What is the trading volume?

    In trading, volume refers to the number of transactions of a trader, a broker or a market within a certain time period.

    Whenever a contract is traded, there is a buyer and the seller. Such a single transaction is counted as one transaction. Shares are counted individually, i.e. buying 100 shares of a company counts as a volume of 100.

    Technical analysts often monitor the trading volume in a market, such as the market of a single company stock. An increase in trading volume can make an observed price movement more significant.

    Trading volume in the forex market

    When trading on the forex market, there is no central exchange. Although you can measure the volume in transactions for an individual broker, it is impossible to accurately measure the total number of transactions that have taken place on the forex market as a whole.

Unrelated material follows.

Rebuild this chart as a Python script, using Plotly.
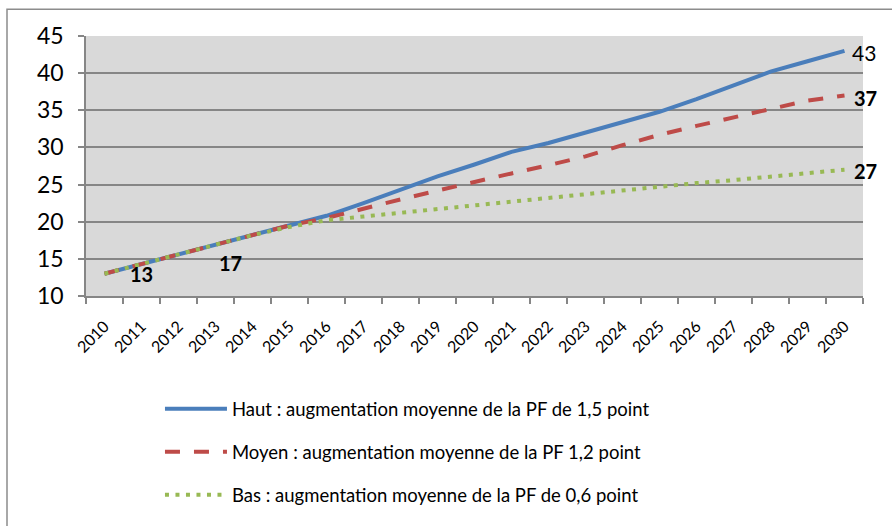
import plotly.graph_objects as go

years = [str(y) for y in range(2010, 2031)]
haut = [13.0, 14.3, 15.6, 17.0, 18.3, 19.6, 20.8, 22.5, 24.3, 26.1, 27.7, 29.4,
        30.6, 32.0, 33.5, 34.8, 36.5, 38.4, 40.2, 41.6, 43.0]
moyen = [13.0, 14.3, 15.6, 17.0, 18.3, 19.5, 20.5, 21.8, 23.0, 24.2, 25.4, 26.5,
         27.6, 28.8, 30.3, 31.7, 32.9, 34.0, 35.2, 36.3, 37.0]
bas = [13.0, 14.3, 15.6, 17.0, 18.2, 19.3, 20.2, 20.7, 21.2, 21.7, 22.3, 22.8,
       23.3, 23.8, 24.3, 24.7, 25.2, 25.6, 26.1, 26.5, 27.0]

names = ["Haut : augmentation moyenne de la PF de 1,5 point",
         "Moyen : augmentation moyenne de la PF 1,2 point",
         "Bas : augmentation moyenne de la PF de 0,6 point"]
colors = ["#4a7ebb", "#be4b48", "#98b954"]
dashes = ["solid", "15px,14px", "4px,6.5px"]

FONT = "Lato, 'Open Sans', sans-serif"

fig = go.Figure()
for i, (name, vals) in enumerate(zip(names, [haut, moyen, bas])):
    fig.add_trace(go.Scatter(
        x=years, y=vals, mode="lines", name=name,
        legendgroup=f"g{i}",
        line=dict(color=colors[i], width=4, dash=dashes[i]),
    ))

annotations = [
    dict(x=1, y=12.9, xref="x", yref="y", text="<b>13</b>", showarrow=False,
         font=dict(size=20, color="black", family=FONT)),
    dict(x=3.4, y=14.5, xref="x", yref="y", text="<b>17</b>", showarrow=False,
         font=dict(size=20, color="black", family=FONT)),
    dict(x=1.019, y=haut[-1] - 0.2, xref="paper", yref="y", text="43", showarrow=False,
         font=dict(size=21, color="black", family=FONT)),
    dict(x=1.021, y=moyen[-1] - 0.3, xref="paper", yref="y", text="<b>37</b>", showarrow=False,
         font=dict(size=20, color="black", family=FONT)),
    dict(x=1.021, y=bas[-1] - 0.2, xref="paper", yref="y", text="<b>27</b>", showarrow=False,
         font=dict(size=20, color="black", family=FONT)),
]

fig.update_layout(
    width=892, height=526,
    margin=dict(l=86, r=29, t=36, b=227),
    paper_bgcolor="white",
    plot_bgcolor="#d9d9d9",
    font=dict(family=FONT, color="black"),
    showlegend=True,
    legend=dict(
        x=0.0952, y=-0.362, xanchor="left", yanchor="top",
        font=dict(size=18.5, family=FONT, color="black"),
        itemwidth=62, tracegroupgap=16,
        bgcolor="rgba(0,0,0,0)",
    ),
    xaxis=dict(
        type="category", tickson="boundaries",
        showgrid=False, showline=True, linecolor="#868686", linewidth=1.5,
        ticks="outside", ticklen=6, tickcolor="#868686", tickwidth=1.5,
        tickangle=-45, tickfont=dict(size=16, family=FONT, color="black"),
        ticklabelstandoff=13,
        range=[-0.5, 20.5], automargin=False,
    ),
    yaxis=dict(
        range=[10, 45], dtick=5, tick0=10,
        showgrid=True, gridcolor="#868686", gridwidth=1.5,
        showline=True, linecolor="#868686", linewidth=1.5,
        ticks="outside", ticklen=6, tickcolor="#868686", tickwidth=1.5,
        tickfont=dict(size=23, family=FONT, color="black"),
        ticklabelstandoff=10,
        zeroline=False, automargin=False,
    ),
    annotations=annotations,
    shapes=[dict(type="rect", xref="paper", yref="paper",
                 x0=(7 - 86) / 777, x1=(900 - 86) / 777,
                 y0=(299 - 540) / 263, y1=(299 - 9) / 263,
                 line=dict(color="#8c8c8c", width=1.5), fillcolor="rgba(0,0,0,0)",
                 layer="below")],
)

fig.write_html("out.html",
               config={"displayModeBar": False},
               post_script="document.body.style.margin='0px';document.body.style.padding='0px';")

    The volume shown by charting software such as MetaTrader 4 is only the measurement of volume traded for that broker. This can make the size of a broker relevant, as a higher volume of the broker makes its trading volume more significant in representing the overall market.

    Volume in the stock market

    Share trading volume is measured as the number of shares exchanged between buyers and sellers over a given period of time. For example, if a buyer purchases 10 shares from a seller, then the volume traded in that share equals 10. So if a trader bought 10 shares and then sold 10 shares at a later time, the total volume is 20.

    The volume traded will vary depending on the share and the market that they are traded in.

    Shares in which there is high volume are referred to as liquid stocks, whereas those in low volume are referred to as being “thin” or illiquid.

    Significant change in volume for a stock can be used as a basis for making trading decisions. For example, if a trader is looking at a particular share that is increasing in price to jump the trend. But they observe that the volume is thin, meaning there is little buying or selling power behind the price movement. Thus, the trader might think that the price movement is not particularly strong and may stay out of the trade.

    If, however, the trader is looking at a price move that has significant volume (i.e. there are many orders being placed that are causing the price to rise or fall), then the trader may want to take this trade. Why? Because it appears to be a more sustainable trend.